Great presentation. It's straight to the point
How do you use Cp when the pressure is NOT constant through the process?
Thanks for the video. Perhaps it must be noted that reversible doesn't mean dS=0. Internally reversible and adiabatic mean dS=0
Yes, compressors are typically assumed to be adiabatic.
yes...as in reversible process only we dont know whether there is heat transfer or not...thus we can only say that S(gen) generation of entropy is zero..but not the entire entropy change of the system
can I use this for screw compressor calculation?
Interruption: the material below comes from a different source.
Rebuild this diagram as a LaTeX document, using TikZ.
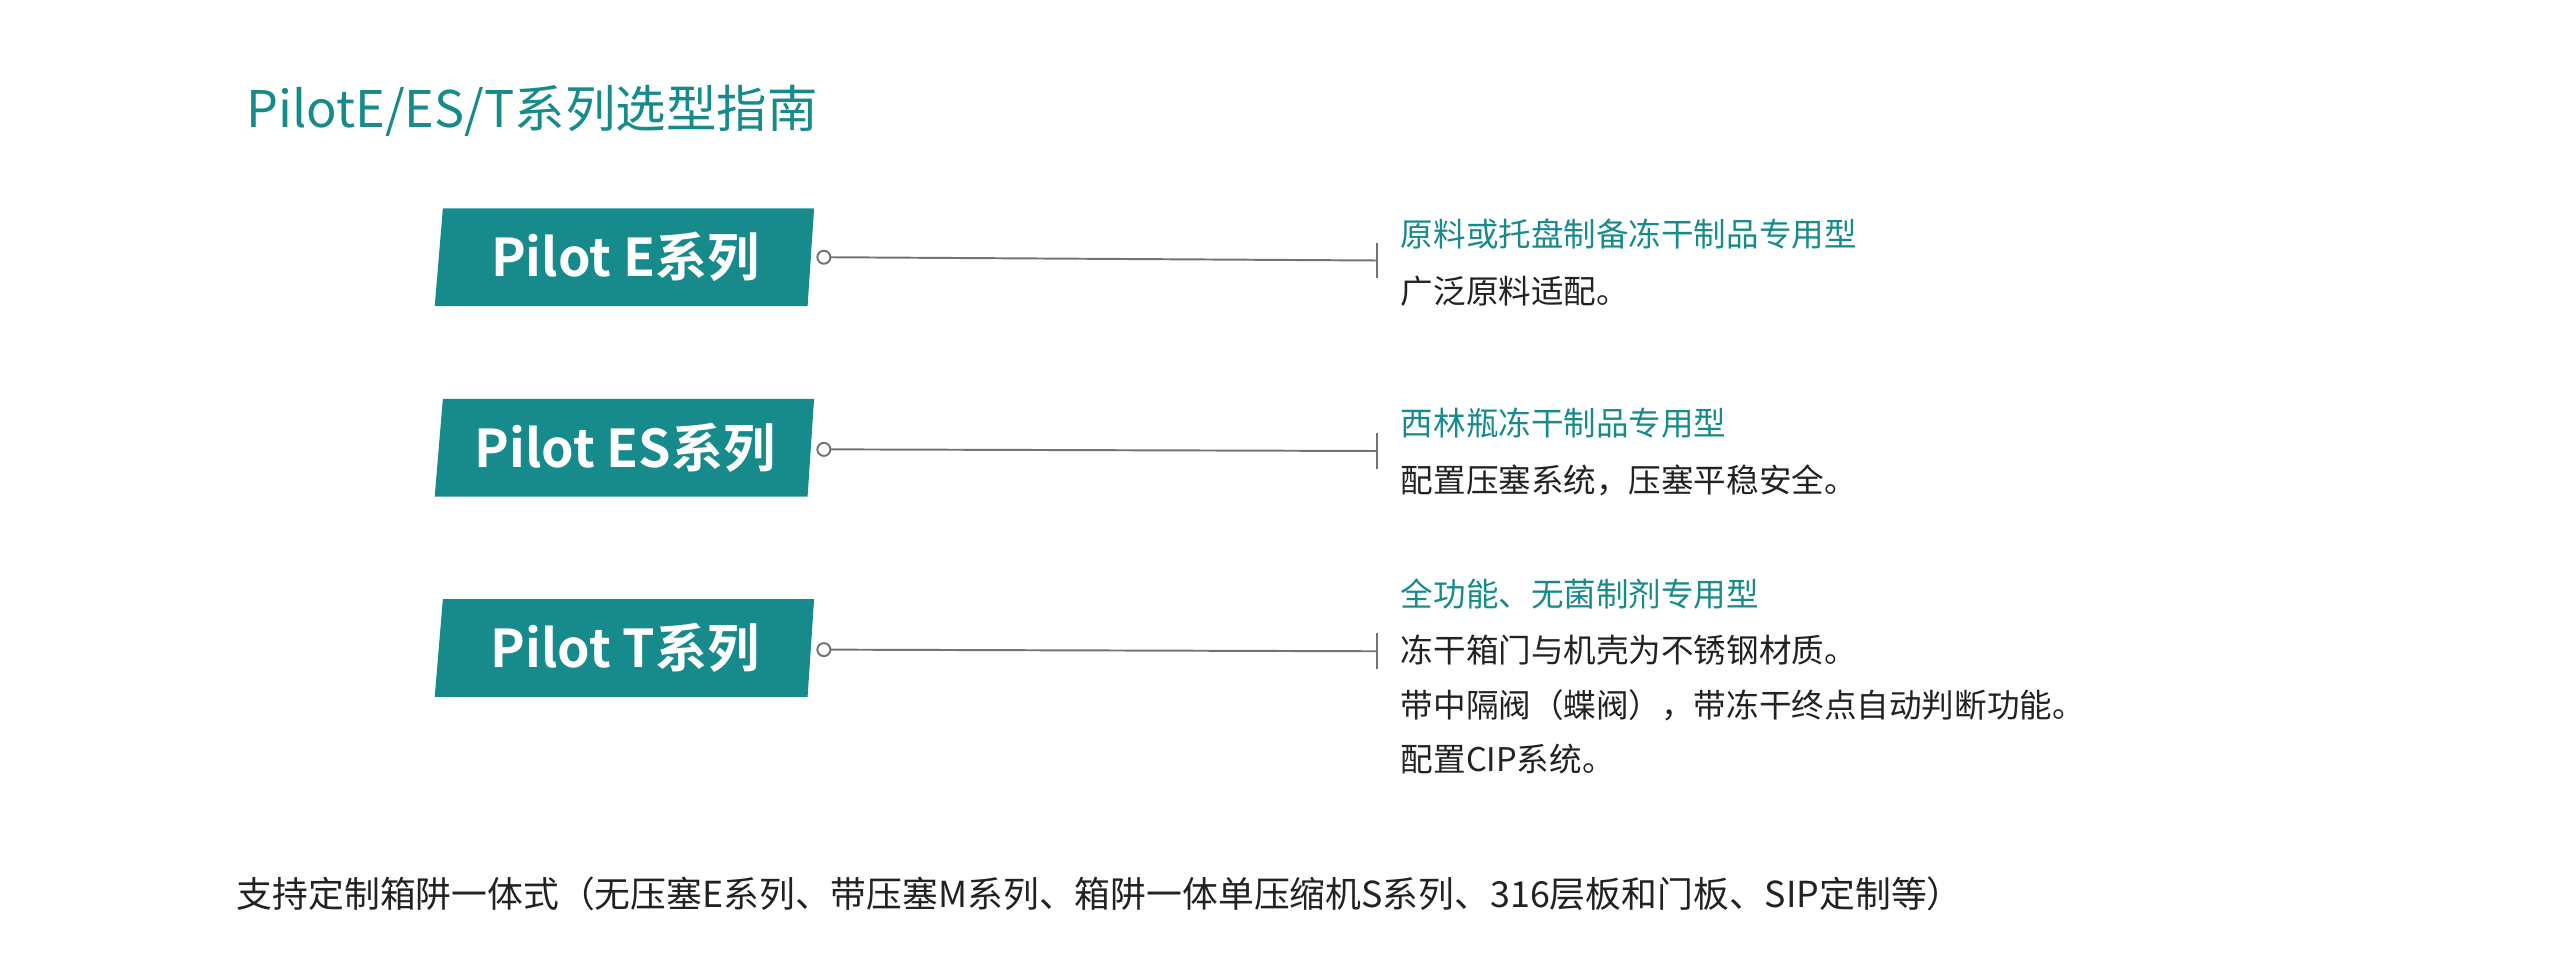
\documentclass[tikz,border=0pt]{standalone}
\usepackage{fontspec}
\setmainfont{Noto Sans CJK SC}
\newfontfamily\cjkb{Noto Sans CJK SC Bold}
\definecolor{teal1}{HTML}{178B8B}
\definecolor{txt}{HTML}{222222}
\begin{document}
\begin{tikzpicture}[x=0.5pt,y=-0.5pt,
  box/.style={fill=teal1,draw=none},
  boxtext/.style={text=white,font=\cjkb\fontsize{16}{18}\selectfont,anchor=center},
  head/.style={text=teal1,anchor=west,font=\fontsize{10}{12}\selectfont,inner sep=0},
  body/.style={text=txt,anchor=west,font=\fontsize{10}{12}\selectfont,inner sep=0},
  conn/.style={draw=gray!90!black,line width=0.6pt}]
\useasboundingbox (0,0) rectangle (1568,598);
\node[anchor=west,text=teal1,font=\fontsize{15.5}{18}\selectfont,inner sep=0] (title) at (151,68) {PilotE/ES/T系列选型指南};
% boxes
\foreach \n/\y/\t in {e/128/Pilot E系列, es/245/Pilot ES系列, t/368/Pilot T系列}{
  \fill[box] (272,\y) -- (500,\y) -- (496,\y+60) -- (267,\y+60) -- cycle;
  \node[boxtext] (b\n) at (384,\y+30) {\t};
}
\foreach \n/\ya/\yb in {e/158/160, es/276/277, t/399/400}{
  \coordinate (c\n) at (506,\ya);
  \coordinate (k\n) at (846,\yb);
  \draw[conn] (c\n) ++(4,0) -- (k\n);
  \draw[conn] (c\n) circle (4);
  \draw[conn] (846,\yb-11) -- (846,\yb+11);
}
\node[head] (he) at (860,144) {原料或托盘制备冻干制品专用型};
\node[body] (be) at (860,179) {广泛原料适配。};
\node[head] (hes) at (860,260) {西林瓶冻干制品专用型};
\node[body] (bes) at (860,295) {配置压塞系统，压塞平稳安全。};
\node[head] (ht) at (860,365) {全功能、无菌制剂专用型};
\node[body] (bt1) at (860,399) {冻干箱门与机壳为不锈钢材质。};
\node[body] (bt2) at (860,433) {带中隔阀（蝶阀），带冻干终点自动判断功能。};
\node[body] (bt3) at (860,466) {配置CIP系统。};
\node[anchor=west,text=txt,font=\fontsize{11}{13}\selectfont,inner sep=0] (foot) at (145,549) {支持定制箱阱一体式（无压塞E系列、带压塞M系列、箱阱一体单压缩机S系列、316层板和门板、SIP定制等）};
\end{tikzpicture}
\end{document}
Why did you use Cp, when the pressure is not constant through the process. Should not you use Cv
Thank you so much kind sir
This is true for which type of compressor?
how do u get the T2 in rev case can u plz solve elaborate
lnx-lny = lnx/y
5lnx=lnx^5
e^lnx=e^0 =) x=1
with that you should be able to rearrange the equation to (T2/373)^3.5=8
(8*373^3.5)^(1/3.5)=676
oh also T2^3.5/373^3.5 =(T2/373)^3.5
How do you get T2rev = 676K? By my calculation it's 3971K every time, what am I doing wrong?
T2=T1[P2/P1]^(2/7)= 373(0.8/0.1)^0.286=675.7, where 2/7 is R/Cp
Thanks! Got it now, I was just applying my ln rules incorrectly!
Pls how can I get the molar flow rate of the compressor
Danjuma Joseph it must be a known data.
Practically, in a plant you'll see normal volumetric flow (Nm^3/h) that can be converted into molar flow by using equations of state. Usually, Normal condition refers to 273.12K and 1 bar. So that you can calculate the molar flow.
Hope this answer your question.
@@edwardgustaf7399 Normal conditions refer to 20degC, standard - 0degC.
Luzt it depends what standard you are using. In term of Nm3/h the standard conditions are as I mentioned before.
@@edwardgustaf7399 I did a little research and:
- "normal" generally refers to normal in a sense of laboratory ambient conditions, i.e. 20degC,
- "standard" generally refers to 0degC,
- both Sm3/h and Nm3/h are in use,
- it makes sense to use S for Standard and N for Normal.
I actually don't care who is right/wrong. I just wanted to clarify it for myself. Have a nice day.